For all of those reasons, which was making the U.S.-lead globalization stronger suddenly was unwinding.
Then we have China. China rising. Second largest economy in the world is the one country in the world today of size with a global economic strategy. Building global economic architecture… one belt – one road, the Asian Infrastructure Investment Bank, the China Development Bank, which is large in what they invest than the World Bank and the IMF put together.
This is all useful from a global economic perspective but they don’t co-exist easily or happily with U.S.-lead institutions. Because of course the Chinese are not trying to support rule of law, they are not trying to support liberal democracy, they are not trying to support global free markets.
They are not interested in multilateral rules, they want bilateral deals where they can have more influence one on one.

Economic Nationalism, Security Nationalism

For all of these reasons, you would have expected the U.S.-lead global system was going to unwind and indeed I (Ian) had been saying that for the last six years. It came faster than I expected.
The election of Trump, with an explicit endorsement of an America First policy (which is not isolationist)… but it rejects we are doing these things for allies and says we are doing these things for us. It’s actually a very Chinese like foreign policy.
The election of Trump made a lot of people who were questioning under the Obama administration if the U.S. had their backs now say to themselves we need to actively hedge.
Ok – now a new chapter in the geopolitical world but who is going to replace the U.S. in the leadership role. If anyone were to, it might be Angela Merkel but their answer to that question is “no.” There is nobody.
Is anyone going to replace the U.S. as the world’s policeman? If anybody were, I guess it would be Putin. So in other words the answer is “no.”
Is anyone going to replace the U.S. as the global architect of trade? If anyone were it would be Xi Jinping. He gave a speech in Davos that sounded like it came from a U.S. representative.

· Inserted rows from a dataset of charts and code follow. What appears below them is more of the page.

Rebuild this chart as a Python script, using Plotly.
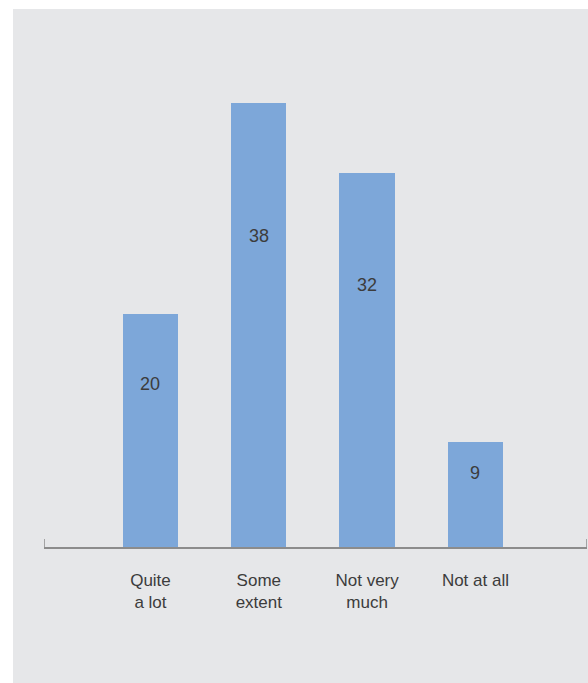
import plotly.graph_objects as go

categories = ["Quite<br>a lot", "Some<br>extent", "Not very<br>much", "Not at all"]
values = [20, 38, 32, 9]

BG = "#e6e7e9"
BAR = "#7da7d9"
TXT = "#3c3c3c"
AXIS = "#8c8c8c"
FONT = "Liberation Sans, Arial, sans-serif"

W, H = 588, 683
ML, MR, MT, MB = 44, 1, 80, 136
PW = W - ML - MR
PH = H - MT - MB

x_idx = list(range(len(categories)))
xr = [-0.983, 4.03]
yr = [0, 40]

fig = go.Figure()
fig.add_trace(go.Bar(
    x=x_idx, y=values, width=0.51, marker=dict(color=BAR, line=dict(width=0)),
    hoverinfo="skip",
))

for xi, v in zip(x_idx, values):
    fig.add_annotation(x=xi, y=v * 0.7, text=str(v), showarrow=False,
                       font=dict(size=18, color=TXT, family=FONT),
                       xanchor="center", yanchor="middle")

# grey panel (white strip left/top outside the panel)
fig.add_shape(type="rect", xref="paper", yref="paper", layer="below",
              x0=(13 - ML) / PW, x1=(W - ML) / PW,
              y0=-MB / PH, y1=(H - 9 - MB) / PH,
              fillcolor=BG, line=dict(width=0))

# end ticks of the axis
for xe in xr:
    fig.add_shape(type="line", xref="x", yref="y", x0=xe, x1=xe, y0=0,
                  y1=8 / (PH / (yr[1] - yr[0])),
                  line=dict(color=AXIS, width=1.5))

fig.update_layout(
    width=W, height=H,
    margin=dict(l=ML, r=MR, t=MT, b=MB),
    paper_bgcolor="white", plot_bgcolor="rgba(0,0,0,0)",
    showlegend=False, bargap=0,
    font=dict(family=FONT, size=17, color=TXT),
    xaxis=dict(range=xr, tickmode="array", tickvals=x_idx, ticktext=categories,
               showline=True, linecolor=AXIS, linewidth=1.5,
               showgrid=False, zeroline=False, ticks="", fixedrange=True,
               ticklabelstandoff=17,
               tickfont=dict(size=17, color=TXT, family=FONT)),
    yaxis=dict(range=yr, visible=False, showgrid=False, zeroline=False, fixedrange=True),
)

fig.write_html("out.html", config={"displayModeBar": False},
               post_script="document.body.style.margin='0';")
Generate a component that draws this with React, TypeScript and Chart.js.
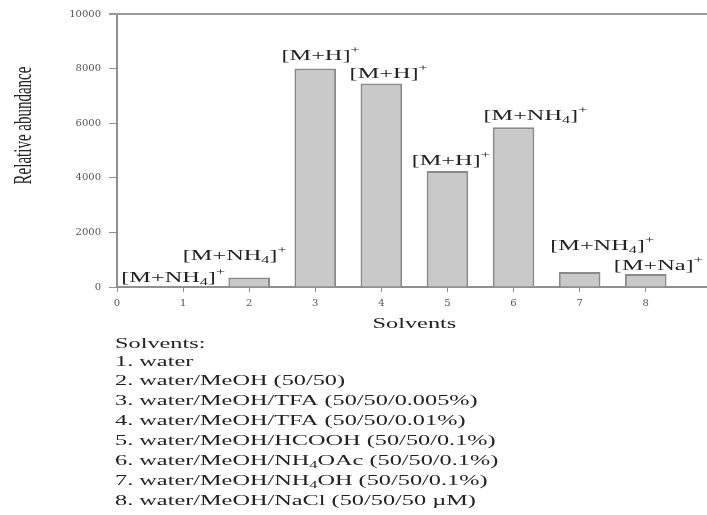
import React, { useEffect, useRef } from "react";
import { Chart, registerables } from "chart.js";

Chart.register(...registerables);

// ---- data ----
const solventIds = [1, 2, 3, 4, 5, 6, 7, 8];
const abundance = [0, 350, 8000, 7450, 4250, 5850, 550, 480];
const ionLabels = [
  "[M+NH_{4}]^{+}",
  "[M+NH_{4}]^{+}",
  "[M+H]^{+}",
  "[M+H]^{+}",
  "[M+H]^{+}",
  "[M+NH_{4}]^{+}",
  "[M+NH_{4}]^{+}",
  "[M+Na]^{+}",
];
// label anchor (centre x, baseline y) in data units
const ionLabelX = [0.85, 1.78, 3.08, 4.11, 5.05, 6.33, 7.34, 8.19];
const ionLabelY = [183, 988, 8306, 7647, 4464, 6110, 1354, 622];
const xMin = 0;
const xMax = 9;
const yMin = 0;
const yMax = 10000;
const yStep = 2000;
const xTitle = "Solvents";
const yTitle = "Relative abundance";
const legendTitle = "Solvents:";
const solventNames = [
  "1. water",
  "2. water/MeOH (50/50)",
  "3. water/MeOH/TFA (50/50/0.005%)",
  "4. water/MeOH/TFA (50/50/0.01%)",
  "5. water/MeOH/HCOOH (50/50/0.1%)",
  "6. water/MeOH/NH_{4}OAc (50/50/0.1%)",
  "7. water/MeOH/NH_{4}OH (50/50/0.1%)",
  "8. water/MeOH/NaCl (50/50/50 µM)",
];

const FONT = "'Liberation Serif', 'Times New Roman', serif";
const TEXT = "#222";
const STRETCH = 1.62;

type Seg = { t: string; k: "n" | "sub" | "sup" };
function parseRich(s: string): Seg[] {
  const out: Seg[] = [];
  const re = /(_\{[^}]*\}|\^\{[^}]*\})/g;
  let last = 0;
  let m: RegExpExecArray | null;
  while ((m = re.exec(s))) {
    if (m.index > last) out.push({ t: s.slice(last, m.index), k: "n" });
    const tok = m[0];
    out.push({ t: tok.slice(2, -1), k: tok[0] === "_" ? "sub" : "sup" });
    last = m.index + tok.length;
  }
  if (last < s.length) out.push({ t: s.slice(last), k: "n" });
  return out;
}

function drawRich(
  ctx: CanvasRenderingContext2D,
  s: string,
  x: number,
  y: number,
  size: number,
  align: "left" | "center",
  stretch: number
) {
  const segs = parseRich(s);
  const fontFor = (k: string) =>
    `${k === "n" ? size : Math.round(size * 0.68)}px ${FONT}`;
  let w = 0;
  const widths = segs.map((sg) => {
    ctx.font = fontFor(sg.k);
    const mw = ctx.measureText(sg.t).width;
    w += mw;
    return mw;
  });
  ctx.save();
  ctx.translate(x, y);
  ctx.scale(stretch, 1);
  ctx.fillStyle = TEXT;
  ctx.textBaseline = "alphabetic";
  ctx.textAlign = "left";
  let cx = align === "center" ? -w / 2 : 0;
  segs.forEach((sg, i) => {
    ctx.font = fontFor(sg.k);
    const dy = sg.k === "sub" ? size * 0.22 : sg.k === "sup" ? -size * 0.45 : 0;
    ctx.fillText(sg.t, cx, dy);
    cx += widths[i];
  });
  ctx.restore();
}

const annotate = {
  id: "annotate",
  afterDraw(chart: any) {
    const { ctx, chartArea, scales } = chart;
    const xs = scales.x;
    const ys = scales.y;
    // top frame line
    ctx.save();
    ctx.strokeStyle = "#9a9a9a";
    ctx.lineWidth = 2;
    ctx.beginPath();
    ctx.moveTo(chartArea.left - 8, chartArea.top);
    ctx.lineTo(chartArea.right, chartArea.top);
    ctx.stroke();
    ctx.restore();

    // ion labels
    ionLabels.forEach((lab, i) => {
      drawRich(
        ctx,
        lab,
        xs.getPixelForValue(ionLabelX[i]),
        ys.getPixelForValue(ionLabelY[i]),
        15,
        "center",
        STRETCH
      );
    });

    // y title (rotated)
    ctx.save();
    ctx.translate(25, (chartArea.top + chartArea.bottom) / 2 - 25);
    ctx.scale(STRETCH, 1);
    ctx.rotate(-Math.PI / 2);
    ctx.font = `15px ${FONT}`;
    ctx.fillStyle = TEXT;
    ctx.textAlign = "center";
    ctx.textBaseline = "middle";
    ctx.fillText(yTitle, 0, 0);
    ctx.restore();

    // x title
    drawRich(ctx, xTitle, (chartArea.left + chartArea.right) / 2, chartArea.bottom + 41, 15, "center", STRETCH);

    // legend block
    const lx = 115;
    drawRich(ctx, legendTitle, lx, chartArea.bottom + 61, 15, "left", STRETCH);
    solventNames.forEach((s, i) => {
      const base = [79, 98, 118, 138, 158, 178, 198, 218][i];
      drawRich(ctx, s, lx, chartArea.bottom + base, 15, "left", STRETCH);
    });
  },
};

export default function App() {
  const ref = useRef<HTMLCanvasElement | null>(null);
  useEffect(() => {
    if (!ref.current) return;
    const chart = new Chart(ref.current, {
      type: "bar",
      data: {
        datasets: [
          {
            data: solventIds.map((id, i) => ({ x: id, y: abundance[i] })),
            backgroundColor: "#c9c9c9",
            borderColor: "#8a8a8a",
            borderWidth: 2,
            barPercentage: 0.63,
            categoryPercentage: 1,
          },
        ],
      },
      options: {
        responsive: false,
        animation: false,
        devicePixelRatio: 1,
        layout: { padding: { top: 14, right: 7, left: 0, bottom: 0 } },
        plugins: { legend: { display: false }, tooltip: { enabled: false } },
        scales: {
          x: {
            type: "linear",
            min: xMin,
            max: xMax,
            offset: false,
            afterFit: (s: any) => {
              s.height = 515 - 287;
            },
            grid: {
              offset: false,
              drawOnChartArea: false,
              drawTicks: true,
              tickLength: 5,
              color: "#8f8f8f",
            },
            border: { color: "#8f8f8f", width: 2 },
            ticks: {
              stepSize: 1,
              padding: 5,
              color: "#555",
              font: { family: "'DejaVu Serif', serif", size: 10 },
            },
          },
          y: {
            min: yMin,
            max: yMax,
            afterFit: (s: any) => {
              s.width = 117;
            },
            grid: {
              drawOnChartArea: false,
              drawTicks: true,
              tickLength: 8,
              color: "#8f8f8f",
            },
            border: { color: "#8f8f8f", width: 2 },
            ticks: {
              stepSize: yStep,
              padding: 8,
              color: "#555",
              font: { family: "'DejaVu Serif', serif", size: 10 },
              callback: (v: any) => String(v),
            },
          },
        },
      },
      plugins: [annotate],
    } as any);
    return () => chart.destroy();
  }, []);
  return (
    <div
      style={{
        position: "fixed",
        left: 0,
        top: 0,
        width: 707,
        height: 515,
        overflow: "hidden",
        background: "#fff",
      }}
    >
      <canvas ref={ref} width={720} height={515} style={{ width: 720, height: 515, display: "block" }} />
    </div>
  );
}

So it would be China but nowhere close to the role that the U.S. had been playing so the answer is “no.”
This means we are in an environment that leadership doesn’t exist, so to the extent that we have a shock, the same degree of safety we might have in place isn’t as strong.
Ian provided an example of the World Health Organization that is only getting half of the funding it received five years ago, you are probably not going to respond as effectively to the next global health outbreak (e.g., Ebola).
If the U.S. and China don’t have the same level of engagement, you probably won’t respond as effectively to the next H1N1 outbreak.
Name your crisis, health, economic, war… the geopolitical resilience is much less than it used to be.
So that is one set of things to help us understand why we are seeing the headlines today. But there is a second set of things – if this one is not top down macro but actually bottom up from the people:

We have an increasing large set of people who look at their government and say, “not fit for service.”
Not legitimate, not effectively representing me. The social contract is broken.
Seeing it in England, the U.S., France, Spain, Italy, etc.
How are you letting these refugees in when you’re not taking care of me.
Some is coming from technology worker replacement.
All of the established governments are getting weaker, except Germany due to the relative success of their middle class. No election concerns from far right movements there…
The big point here is that you have a structural weakening of governments in most of the developed countries (“not fit for service”) at the same time the U.S.-lead global order has unwound.

This at the same time you have strong leadership in China and India with Modi. Globalization is still working for them… for now. Though Ian believes within 10 years as technology replaces workers, they will experience the same angst workers in the U.S. feel globalization has done to them today.

The above concludes Bremmer’s big picture macro view as to why over the next year we are going to continue to see more and more of these geopolitical headlines that will support increased instability and volatility. This is not because of Trump. This is systematic not causal.